"Column referenced but not found" Python error creating date-sensitive columns in ETL

Objective:

To take an existing dataset that shows event start and end dates, and a total value and parse that info into a daily value that appears in columns representing all dates between start and end.

Method:

Using Domo Dimensions Calendar, select only rows from current date to +2 years.

Use the result in a Python script that appends a new column to an existing table, one per calendar row. i.e. todays script will add columns '2022-12-21' to '2024-12-21' to the data table.

Problem:

However, the script regularly fails with "Column referenced but not found: 2022-12-09" (This is today's example) when writing the output dataframe.

I used to think that this was maybe a timezone problem (I am n GMT) and that the referenced column represented yesterdays date in my timezone, but today on the servers timezone.

However, today's error referenced a date 12 days ago!

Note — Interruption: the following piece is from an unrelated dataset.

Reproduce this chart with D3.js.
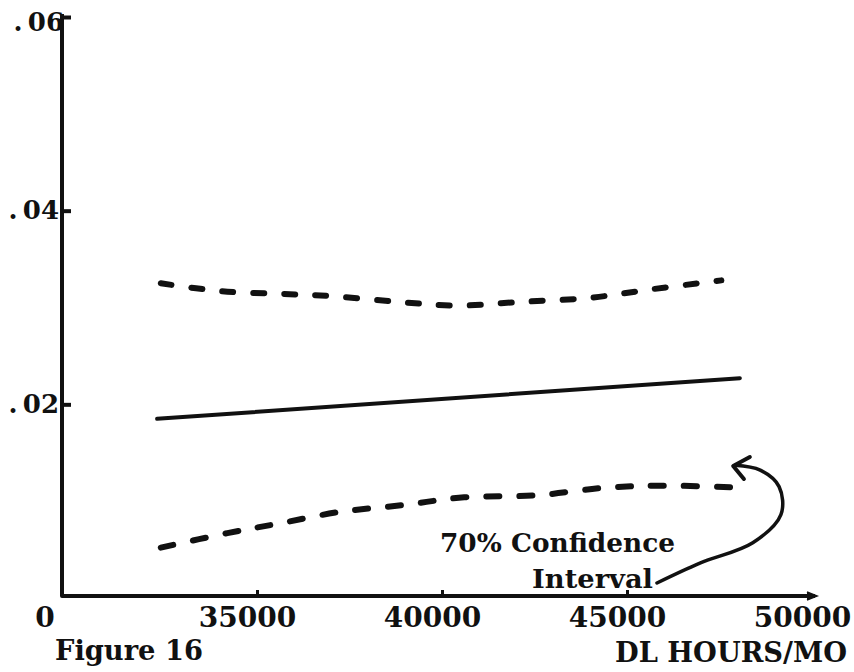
<!DOCTYPE html>
<html>
<head>
<meta charset="utf-8">
<script src="https://cdn.jsdelivr.net/npm/d3@7"></script>
<style>
  body { margin: 0; background: #fff; }
  text { font-family: "DejaVu Serif", serif; font-weight: bold; fill: #111; }
</style>
</head>
<body>
<div id="place"></div>
<script>
// valeurs
const yTicks = [0.02, 0.04, 0.06];
const yTickLabels = [".\u200902", ".\u200904", ".\u200906"];
const xTicks = [35000, 40000, 45000, 50000];
const xTickLabels = ["35000", "40000", "45000", "50000"];

// droite de regression
const xFit = [32300, 48050];
const yFit = [0.0185, 0.0227];

// borne haute (70%)
const xUpper = [32400, 34000, 35700, 36950, 38750, 40400, 42200, 44000, 45700, 47550];
const yUpper = [0.0325, 0.0317, 0.0314, 0.0312, 0.0306, 0.0302, 0.0306, 0.0310, 0.0319, 0.0328];

// borne basse (70%)
const xLower = [32400, 34200, 35600, 37250, 38950, 40600, 42550, 44450, 46100, 48050];
const yLower = [0.0052, 0.0067, 0.0077, 0.0089, 0.0096, 0.0104, 0.0106, 0.0114, 0.0116, 0.0114];

// fleche de l'annotation (en coordonnees des donnees)
const xArrow = [45810, 46970, 48400, 49160, 49110, 48600, 47920];
const yArrow = [0.00155, 0.0036, 0.0057, 0.0086, 0.0115, 0.0132, 0.0137];

const width = 854, height = 672;
const axisX = 62, axisY = 596;

let svg = d3.select("#place")
    .append("svg")
    .attr("width", width)
    .attr("height", height);

let x = d3.scaleLinear().domain([35000, 50000]).range([257, 812]);
let y = d3.scaleLinear().domain([0, 0.06]).range([598, 17]);

// axes (lignes principales)
svg.append("path")
    .attr("d", `M${axisX},14 L${axisX},${axisY} L815,${axisY}`)
    .attr("fill", "none")
    .attr("stroke", "#111")
    .attr("stroke-width", 4)
    .attr("stroke-linejoin", "round");

// petite fleche au bout de l'axe x
svg.append("path")
    .attr("d", `M807,${axisY - 4} L817,${axisY} L807,${axisY + 4}`)
    .attr("fill", "#111")
    .attr("stroke", "#111")
    .attr("stroke-width", 1.5);

let yAxis = svg.append("g")
    .attr("transform", `translate(${axisX},0)`)
    .call(d3.axisLeft(y)
        .tickValues(yTicks)
        .tickFormat((d, i) => yTickLabels[i])
        .tickSizeInner(-9)
        .tickSizeOuter(0)
        .tickPadding(3));
yAxis.select(".domain").remove();
yAxis.selectAll("line").attr("stroke", "#111").attr("stroke-width", 4);
yAxis.selectAll("text")
    .style("font-size", "26px")
    .style("font-family", "DejaVu Serif")
    .style("font-weight", "bold")
    .attr("fill", "#111");
yAxis.selectAll(".tick").filter(d => d === 0.06).select("text").attr("dy", "0.5em").attr("x", 2);

let xAxis = svg.append("g")
    .attr("transform", `translate(0,${axisY})`)
    .call(d3.axisBottom(x)
        .tickValues(xTicks)
        .tickFormat((d, i) => xTickLabels[i])
        .tickSizeInner(-6)
        .tickSizeOuter(0)
        .tickPadding(11));
xAxis.select(".domain").remove();
xAxis.selectAll("line").attr("stroke", "#111").attr("stroke-width", 3);
xAxis.selectAll(".tick").filter(d => d === 50000).select("line").remove();
xAxis.selectAll("text")
    .attr("dx", -10)
    .style("font-size", "28px")
    .style("font-family", "DejaVu Serif")
    .style("font-weight", "bold")
    .attr("fill", "#111");

svg.append("text")
    .attr("x", 45).attr("y", 627)
    .attr("text-anchor", "middle")
    .style("font-size", "28px")
    .text("0");

// courbes
let line = d3.line()
    .x(d => x(d[0]))
    .y(d => y(d[1]))
    .curve(d3.curveCatmullRom);

svg.append("path")
    .datum(d3.zip(xFit, yFit))
    .attr("d", line)
    .attr("fill", "none")
    .attr("stroke", "#111")
    .attr("stroke-width", 4)
    .attr("stroke-linecap", "round");

svg.append("path")
    .datum(d3.zip(xUpper, yUpper))
    .attr("d", line)
    .attr("fill", "none")
    .attr("stroke", "#111")
    .attr("stroke-width", 6)
    .attr("stroke-linecap", "round")
    .attr("stroke-dasharray", "11,20");

svg.append("path")
    .datum(d3.zip(xLower, yLower))
    .attr("d", line)
    .attr("fill", "none")
    .attr("stroke", "#111")
    .attr("stroke-width", 6)
    .attr("stroke-linecap", "round")
    .attr("stroke-dasharray", "13,20");

// annotation
svg.append("path")
    .datum(d3.zip(xArrow, yArrow))
    .attr("d", line)
    .attr("fill", "none")
    .attr("stroke", "#111")
    .attr("stroke-width", 3.5)
    .attr("stroke-linecap", "round");

let tip = [47870, 0.01363];
svg.append("path")
    .attr("d", d3.line()([
        [x(48320), y(0.01456)],
        [x(tip[0]), y(tip[1])],
        [x(48160), y(0.01229)]
    ]))
    .attr("fill", "none")
    .attr("stroke", "#111")
    .attr("stroke-width", 4)
    .attr("stroke-linecap", "round")
    .attr("stroke-linejoin", "round");

svg.append("text")
    .attr("x", 440).attr("y", 552)
    .attr("textLength", 235)
    .attr("lengthAdjust", "spacingAndGlyphs")
    .style("font-size", "26px")
    .text("70% Confidence");

svg.append("text")
    .attr("x", 532).attr("y", 588)
    .attr("textLength", 121)
    .attr("lengthAdjust", "spacingAndGlyphs")
    .style("font-size", "26px")
    .text("Interval");

svg.append("text")
    .attr("x", 55).attr("y", 660)
    .attr("textLength", 148)
    .attr("lengthAdjust", "spacingAndGlyphs")
    .style("font-size", "28px")
    .text("Figure 16");

svg.append("text")
    .attr("x", 615).attr("y", 662)
    .attr("textLength", 232)
    .attr("lengthAdjust", "spacingAndGlyphs")
    .style("font-size", "28px")
    .text("DL HOURS/MO");
</script>
</body>
</html>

This problem is not consistent though and tends not to occur in the afternoon GMT. Again, hinting at a timezone problem. I am now not so sure and need expert guidance as I am a Python noob


# Import the domomagic package into the script 
from domomagic import *
import pandas as pd
import numpy as np
from datetime import *

# read data from inputs into a data frame
cal = read_dataframe('CAL.WHERE')
eventdf = read_dataframe('EVENTS.APPEND')

# for each value in the dt column of the calendar
# create an array of length = number of calendar columns
cols = [None] * cal.shape[0]
# create an array of default values for each new column to be added to the dataframe
vals = [0] * cal.shape[0]
rng = range(cal.shape[0])
ind = [str(x) for x in rng]
today = date.today()

for i, row in cal.iterrows():
 dt = row['dt'].date()  
 cols[i]= str(dt)

# now we need to turn our cols (columns) and vals (rows) into a dictionary
# so that we can then in turn convert that into a new dataframe
zip_iterator = zip(cols, vals)
dictionary = dict(zip_iterator)

# create a new empty dataframe from the dictionary
new_df = pd.DataFrame(dictionary, index=ind)

# create a new dataframe from our two input dataframes: df and new_df
output_df = pd.concat([eventdf, new_df], axis=1, ignore_index=False)

# iterate through each row in the dataframe to populate date columns between
# start and end dates with the daily value
rowcount = 0
skip = 0
for i, row in output_df.iterrows():
 eventid = row["ID"]
 if type(eventid ) != "<class 'str'>":
  eventid = str(eventid)
  
 start_dt = row["Start Date"].date()
 end_dt = row["End Date"].date()
 # if either of the date values are NaT, then skip this row
 if pd.isnull(start_dt):
  print('Row ' + str(rowcount) + '. ' + eventid + " skipping as start date is null")
  skip = skip + 1
  continue
 if pd.isnull(end_dt):
  print('Row ' + str(rowcount) + '. ' + eventid + " skipping as end date is null")
  skip = skip + 1
  continue   
 # we are only interested in future values, so ignore any dates prior to today
 if start_dt < today:
  print(eventid + " begins before today. Setting start date to today")
  start_dt = today
   
 # if the event ends before today, skip it
 if end_dt < today:
  print('Row ' + str(rowcount) + '. ' + eventid + " skipping as end date before today")
  skip = skip + 1
  continue
  
 effort = row["Story Daily Effort"]  
 dates = pd.date_range(start=start_dt, end=end_dt)
 #print(story_id + ': ' + str(start_dt) + ' - ' + str(end_dt))
 col_nm = str(start_dt)
 j = output_df.columns.get_loc(col_nm)
 output_df.iloc[i, j:j+len(dates)] = effort
 rowcount = rowcount + 1 
print("Skipped " + str(skip))
print("Successfully processed " + str(rowcount))
# write a data frame so it's available to the next action
write_dataframe(output_df)


Best Answer

  • har_d_har1
    har_d_har1 ⚪️
    Answer ✓

    To workaround this issue and allow by ETL to complete, I have created a separate ETL dataflow just to produce a table of columns from the Domo Dimensions Calendar, which I then use as an Input DataSet to the above code, essentially removing rows 11-30 above.